REQUEST ▸
Copy everything from the line with "Generate a Python" down to the line with "plt.rcParams['font.family'] = ['DejaVu", inclusive of both, exactly as written; leave out all pictures.

MATERIAL FOR THIS TASK ▸
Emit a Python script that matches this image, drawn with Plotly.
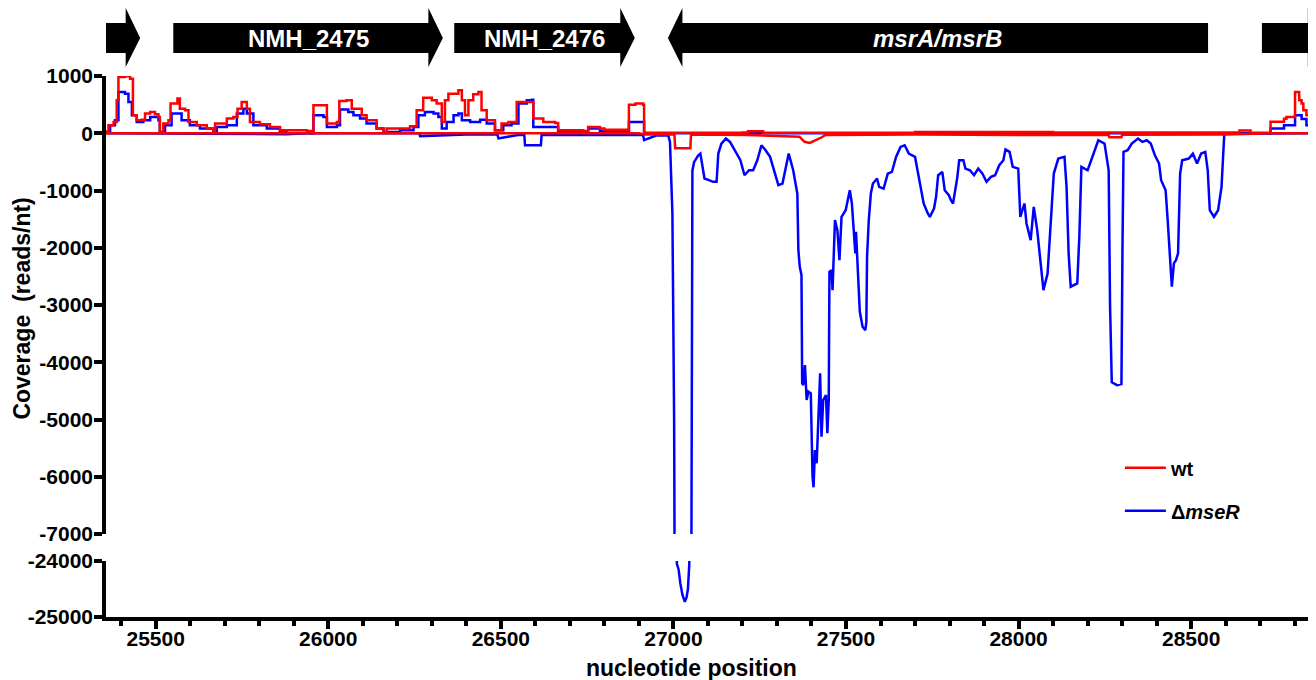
==
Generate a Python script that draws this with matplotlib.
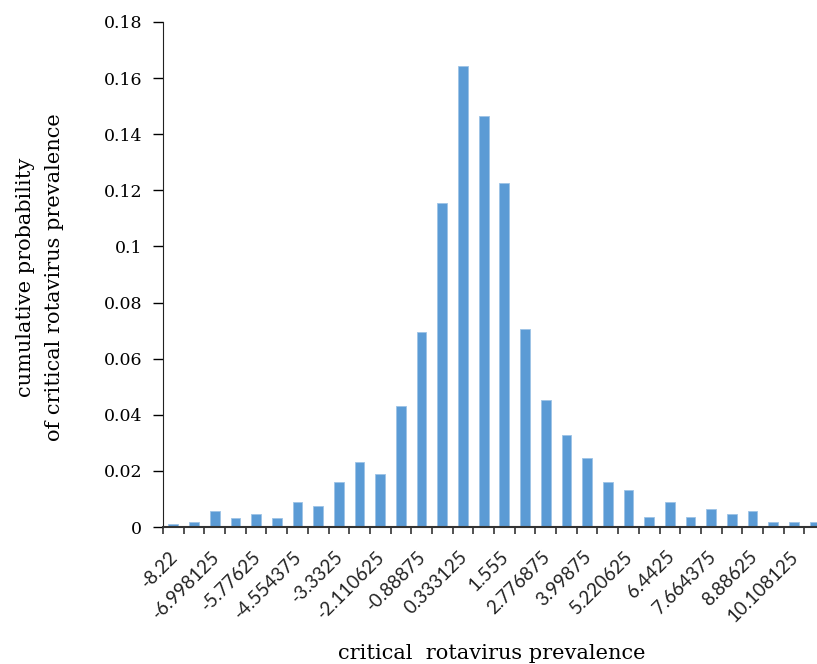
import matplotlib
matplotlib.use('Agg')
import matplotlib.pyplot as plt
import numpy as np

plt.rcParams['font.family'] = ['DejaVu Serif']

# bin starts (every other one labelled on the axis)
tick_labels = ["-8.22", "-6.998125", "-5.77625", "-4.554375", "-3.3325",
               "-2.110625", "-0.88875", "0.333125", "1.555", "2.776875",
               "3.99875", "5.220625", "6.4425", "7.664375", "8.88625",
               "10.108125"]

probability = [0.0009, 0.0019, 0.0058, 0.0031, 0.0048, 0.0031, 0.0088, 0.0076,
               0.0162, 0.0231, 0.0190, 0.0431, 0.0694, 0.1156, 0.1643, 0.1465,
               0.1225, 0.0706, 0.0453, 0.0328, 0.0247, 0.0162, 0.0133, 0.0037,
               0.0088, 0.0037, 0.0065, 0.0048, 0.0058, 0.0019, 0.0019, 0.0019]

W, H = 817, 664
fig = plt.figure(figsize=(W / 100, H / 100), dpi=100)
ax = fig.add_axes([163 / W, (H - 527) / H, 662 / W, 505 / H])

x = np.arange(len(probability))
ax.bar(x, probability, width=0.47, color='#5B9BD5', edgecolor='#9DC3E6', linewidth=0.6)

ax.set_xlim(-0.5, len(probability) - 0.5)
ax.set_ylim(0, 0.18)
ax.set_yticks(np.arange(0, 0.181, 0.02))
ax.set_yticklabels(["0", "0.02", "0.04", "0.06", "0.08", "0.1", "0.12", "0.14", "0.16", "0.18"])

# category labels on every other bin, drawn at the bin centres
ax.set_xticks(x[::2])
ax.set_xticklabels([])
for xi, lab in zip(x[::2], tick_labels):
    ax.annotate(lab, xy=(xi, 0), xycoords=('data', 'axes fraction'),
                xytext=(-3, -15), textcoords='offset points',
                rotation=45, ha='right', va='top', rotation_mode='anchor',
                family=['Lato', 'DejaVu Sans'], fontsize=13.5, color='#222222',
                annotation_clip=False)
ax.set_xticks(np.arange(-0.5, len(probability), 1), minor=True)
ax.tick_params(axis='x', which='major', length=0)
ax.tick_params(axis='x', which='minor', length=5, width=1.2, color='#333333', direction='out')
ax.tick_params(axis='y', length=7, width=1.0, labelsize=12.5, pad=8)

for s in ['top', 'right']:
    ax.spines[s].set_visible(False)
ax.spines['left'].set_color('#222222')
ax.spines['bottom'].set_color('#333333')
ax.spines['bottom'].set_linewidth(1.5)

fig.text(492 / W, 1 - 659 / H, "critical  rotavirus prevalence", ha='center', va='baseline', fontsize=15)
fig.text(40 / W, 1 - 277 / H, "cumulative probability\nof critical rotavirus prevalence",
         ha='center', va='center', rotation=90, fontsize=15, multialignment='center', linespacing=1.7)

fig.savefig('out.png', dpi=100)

PROBLEM SOLUTION ▸
Generate a Python script that draws this with matplotlib.
import matplotlib
matplotlib.use('Agg')
import matplotlib.pyplot as plt
import numpy as np

plt.rcParams['font.family'] = ['DejaVu Serif']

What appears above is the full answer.